The improvement in the protein quality of the feed which soil treatments can bring about depends, in no small measure in the first place, on the crop on which the nitrogen fertilizer is used. The effectiveness of nitrogen in this respect depends, in the second place, on the fertilization beforehand by the other nutrient essentials. Red clover grown in a rotation on well-fertilized soil converted its nitrogen into crude protein for much higher feed values of it than did the well-fertilized timothy, including increments of nitrogen as soil treatments. In the latter crop other treatments did not contribute as much to the protein quality as they did in the former. Even with our help and hope to improve the quality of the crude proteins they still remained too crude to the test animals.

It is highly significant to note that the bioassays of the red clover from Sanborn Field suggest that (a) the return of crop residues, (b) the use of calcium and magnesium limestones, and (c) the attempts to balance the soil fertility according to the soil tests with the addition of trace elements, were all essential contributors to the higher feeding values in the red clover for growing weanling rabbits.

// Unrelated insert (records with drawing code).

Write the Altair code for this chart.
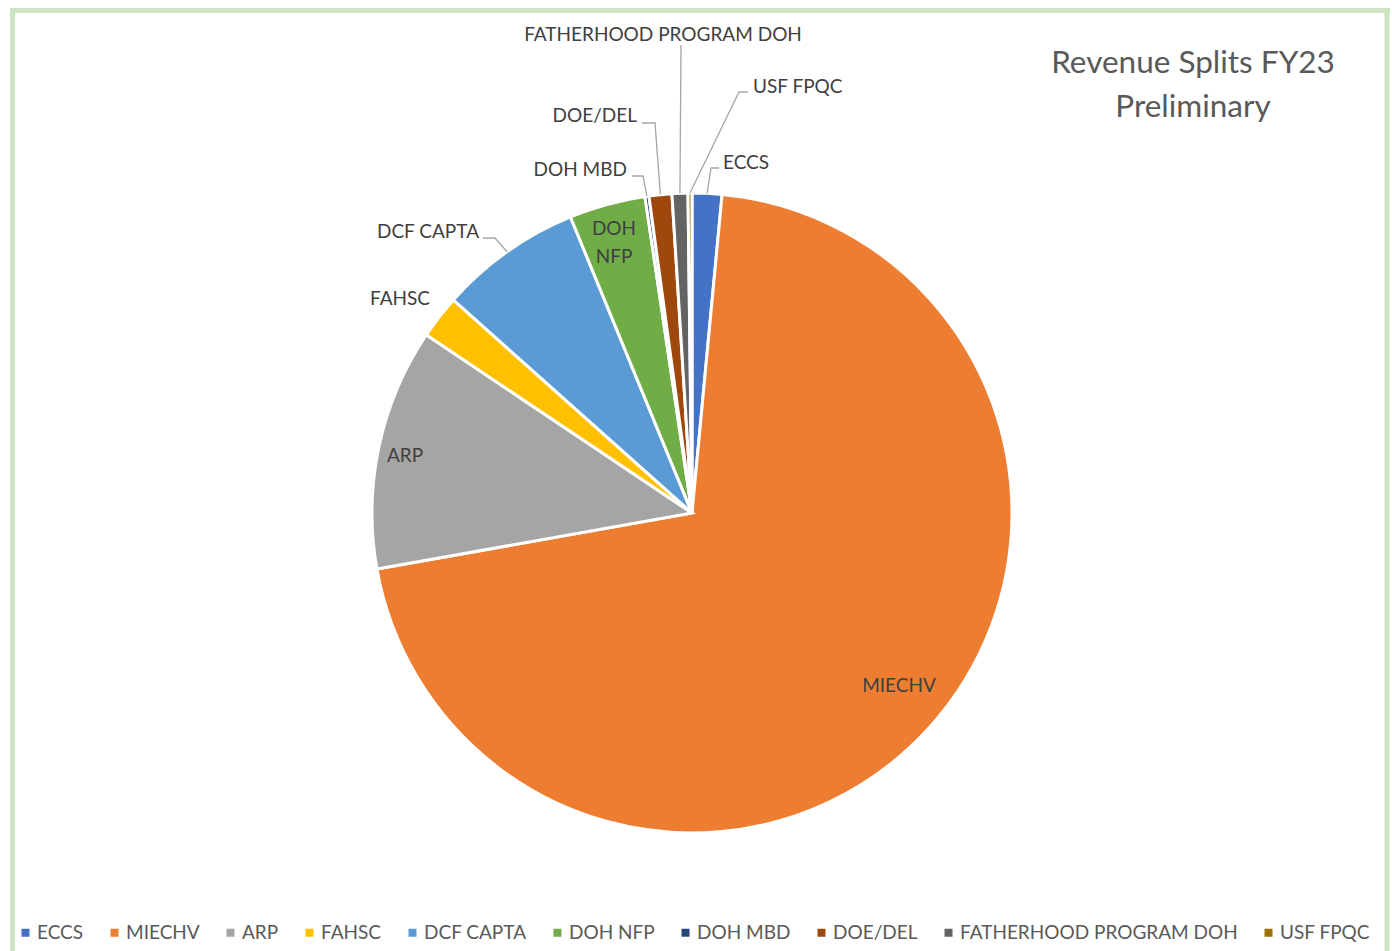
import math
import altair as alt
import pandas as pd

# ---------------- data ----------------
categories = ["ECCS", "MIECHV", "ARP", "FAHSC", "DCF CAPTA", "DOH NFP",
              "DOH MBD", "DOE/DEL", "FATHERHOOD PROGRAM DOH", "USF FPQC"]
shares = [1.5, 70.7, 12.2, 2.2, 7.2, 3.85, 0.2, 1.15, 0.8, 0.2]
colors = ["#4472C4", "#ED7D31", "#A5A5A5", "#FFC000", "#5B9BD5", "#70AD47",
          "#264478", "#9E480E", "#636363", "#997300"]

# ---------------- layout ----------------
W, H = 1392, 951
CX, CY, R = 692, 513, 320
FONT = "Lato"
TXT = "#404040"
LEADER = "#a6a6a6"
FRAME = "#cde4c3"

df = pd.DataFrame({"cat": categories, "val": shares, "idx": list(range(len(categories)))})

# mid angle (clockwise from north) of each slice, derived from data
total = sum(shares)
mid = {}
acc = 0.0
for c, v in zip(categories, shares):
    mid[c] = (acc + v / 2) / total * 2 * math.pi
    acc += v

def edge(c, r=R):
    a = mid[c]
    return CX + r * math.sin(a), CY - r * math.cos(a)

# label placement (offsets from pie centre): text position, alignment, leader elbow & end
label_layout = {
    "ECCS":                   dict(t=(31, -350), align="left",   elbow=(19, -345), end=(27, -345)),
    "USF FPQC":               dict(t=(61, -426), align="left",   elbow=(47, -421), end=(56, -421)),
    "FATHERHOOD PROGRAM DOH": dict(t=(-29, -478), align="center", elbow=(-11, -468), end=(-11, -468)),
    "DOE/DEL":                dict(t=(-55, -397), align="right",  elbow=(-37, -390), end=(-50, -390)),
    "DOH MBD":                dict(t=(-65, -343), align="right",  elbow=(-49, -337), end=(-60, -337)),
    "DCF CAPTA":              dict(t=(-213, -281), align="right", elbow=(-197, -275), end=(-209, -275)),
    "FAHSC":                  dict(t=(-262, -214), align="right", elbow=None, end=None),
    "ARP":                    dict(t=(-287, -57), align="center", elbow=None, end=None),
    "MIECHV":                 dict(t=(207, 173), align="center", elbow=None, end=None),
}

text_rows = []
for c, L in label_layout.items():
    text_rows.append({"label": c, "x": CX + L["t"][0], "y": CY + L["t"][1], "align": L["align"]})
# DOH NFP inside, on two lines
text_rows.append({"label": "DOH", "x": CX - 78, "y": CY - 284, "align": "center"})
text_rows.append({"label": "NFP", "x": CX - 78, "y": CY - 256, "align": "center"})
tdf = pd.DataFrame(text_rows)

line_rows = []
for c, L in label_layout.items():
    if L["elbow"] is None:
        continue
    ex, ey = edge(c)
    pts = [(ex, ey), (CX + L["elbow"][0], CY + L["elbow"][1]), (CX + L["end"][0], CY + L["end"][1])]
    for k, (px, py) in enumerate(pts):
        line_rows.append({"label": c, "k": k, "x": px, "y": py})
ldf = pd.DataFrame(line_rows)

xs = alt.Scale(domain=[0, W], nice=False, zero=False)
ys = alt.Scale(domain=[0, H], nice=False, zero=False, reverse=True)

pie = alt.Chart(df).mark_arc(radius=R, stroke="white", strokeWidth=3).encode(
    theta=alt.Theta("val:Q", stack=True),
    color=alt.Color("cat:N", sort=categories,
                    scale=alt.Scale(domain=categories, range=colors),
                    legend=alt.Legend(title=None, orient="none", direction="horizontal",
                                      legendX=16, legendY=923, columns=10,
                                      symbolType="square", symbolSize=64, symbolStrokeWidth=0,
                                      labelFont=FONT, labelFontSize=19, labelColor="#595959",
                                      labelOffset=2, columnPadding=21, padding=0,
                                      labelLimit=400)),
    order=alt.Order("idx:Q", sort="ascending"),
    x=alt.value(CX), y=alt.value(CY),
)

leaders = alt.Chart(ldf).mark_line(color=LEADER, strokeWidth=1.3).encode(
    x=alt.X("x:Q", scale=xs, axis=None),
    y=alt.Y("y:Q", scale=ys, axis=None),
    detail="label:N",
    order="k:Q",
)

def text_layer(align):
    sub = tdf[tdf["align"] == align]
    return alt.Chart(sub).mark_text(font=FONT, fontSize=19, color=TXT, align=align,
                                    baseline="middle").encode(
        x=alt.X("x:Q", scale=xs, axis=None),
        y=alt.Y("y:Q", scale=ys, axis=None),
        text="label:N",
    )

title1 = alt.Chart(pd.DataFrame({"t": ["Revenue Splits FY23"]})).mark_text(
    font=FONT, fontSize=31.5, color="#595959", align="center", baseline="alphabetic"
).encode(x=alt.value(1193), y=alt.value(73), text="t:N")
title2 = alt.Chart(pd.DataFrame({"t": ["Preliminary"]})).mark_text(
    font=FONT, fontSize=31.5, color="#595959", align="center", baseline="alphabetic"
).encode(x=alt.value(1193), y=alt.value(117), text="t:N")

frame_l = alt.Chart(pd.DataFrame({"a": [0]})).mark_rule(color=FRAME, strokeWidth=5).encode(
    x=alt.value(12.5), y=alt.value(8), y2=alt.value(H))
frame_t = alt.Chart(pd.DataFrame({"a": [0]})).mark_rule(color=FRAME, strokeWidth=5).encode(
    x=alt.value(10), x2=alt.value(1390), y=alt.value(10.5))
frame_r = alt.Chart(pd.DataFrame({"a": [0]})).mark_rule(color=FRAME, strokeWidth=5).encode(
    x=alt.value(1387), y=alt.value(8), y2=alt.value(H))

chart = alt.layer(
    frame_l, frame_t, frame_r, pie, leaders,
    text_layer("left"), text_layer("right"), text_layer("center"),
    title1, title2,
).properties(
    width=W, height=H, padding=0, autosize=alt.AutoSizeParams(type="none"),
    background="white",
).configure_view(stroke=None)

chart.save("out.html", embed_options={"renderer": "svg", "actions": False})
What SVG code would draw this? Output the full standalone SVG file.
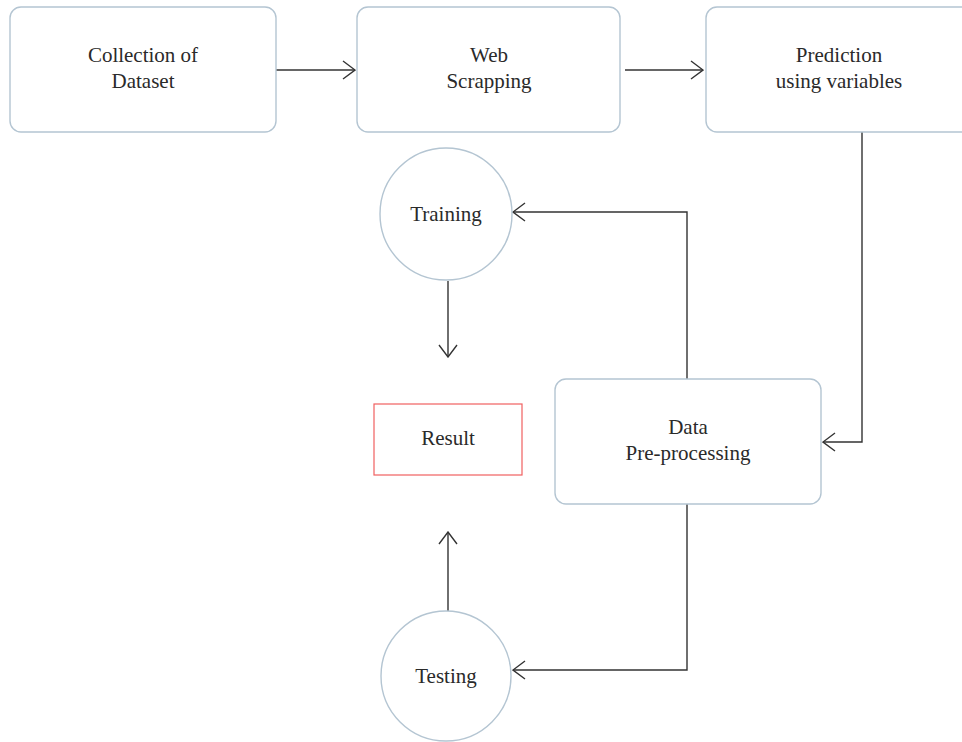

These factors in fertility under the crop of constant delivery of even crude protein as commonly measured were the variables to the extent of 700 percent in the nutritional quality of the forage grown by them.

In terms of these bioassays there is the suggestion that while fertilizing for higher feed values still be an extension of the market for fertilizers far beyond those areas which supply fertilizers for increased yields of bulk only, it will be, apparently, also a tremendous challenge to learn how we can fertilize the soil to grow the increase in protein quality accordingly.

* Some fertilizer laws say phosphoric acid and potash.

** From the Missouri Fertilizer Law, 1953.